Travel Trend Watch: Bookstore Tourism
by Michael Yessis | 06.04.04 | 9:47 PM ET
Here’s a travel trend we can get behind: Travel in support of independent booksellers. Larry Portzline started the venture last year as a “grassroots campaign to promote and support independent bookstores by marketing them as a travel and tourist destination.” “It all started last July, when Portzline organized another group of 45 book lovers to travel from Harrisburg to Manhattan to visit 18 bookstores in Greenwich Village,” writes Jane Van Ingen in Poets and Writers magazine. “During the four-hour bus ride to the city, Portzline gave a presentation about competition in the bookselling industry. During the day, travelers visited landmark bookstores such as the Strand and Three Lives and Co., as well as niche stores that sell only cookbooks, foreign-language titles, children’s books, or mysteries.” Next trip: A June 12 excursion, also from Harrisburg, where Portzline works at the local community college, to New York City. Through his Web site, Portzline encourages others to coordinate trips in their own areas. “Wouldn’t it be great,” he writes, “to see busloads of book-lovers pulling up in front of independent bookstores on a regular basis?”
What Ever Happened to Songs About the Road?

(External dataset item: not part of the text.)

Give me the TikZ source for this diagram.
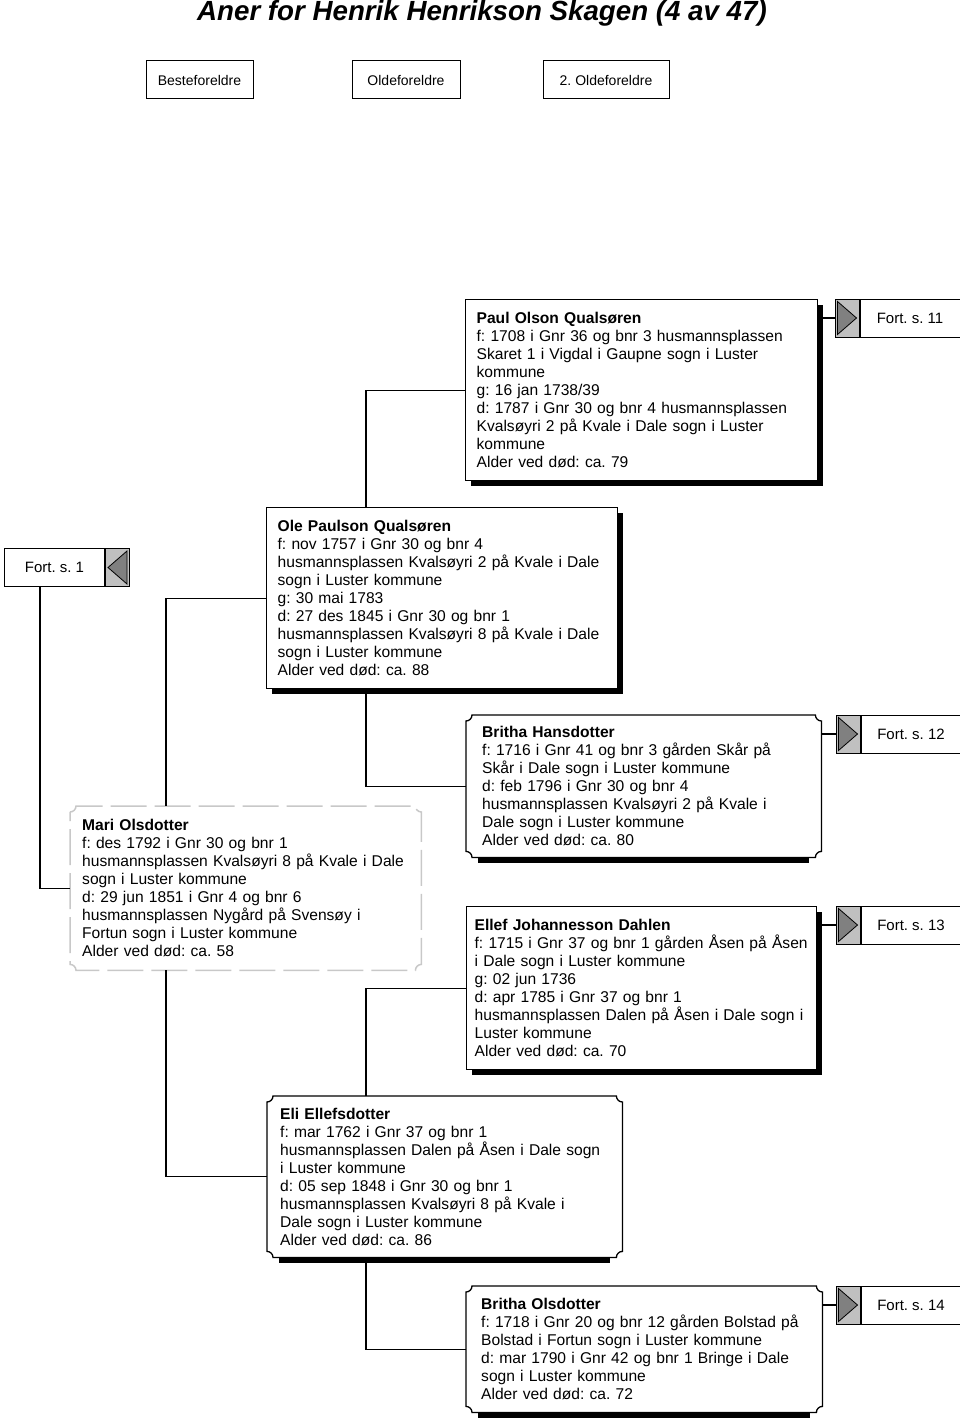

by Michael Yessis | 06.04.04 | 9:45 PM ET
“The road is disappearing,” writes Dan Neil in Thursday’s Los Angeles Times. “Fading from popular music is the body of imagery, the poetic conventions that evoke the Mythic American Road.” Neil’s terrific essay—he recently won the Pulitzer for criticism—traces the history of the road song and, unfortunately, it’s available only to subscribers on the Times Web site. Also included in the package: Times music critic Robert Hilburn’s picks for the top 25 road songs. Among his choices: (18) Creedence Clearwater Revival’s “Sweet Hitch-Hiker,” (7) Willie Nelson’s “On the Road Again,” (3) Janis Joplin’s “Me and Bobby McGee,” and (1) Bruce Springsteen’s “Born to Run.”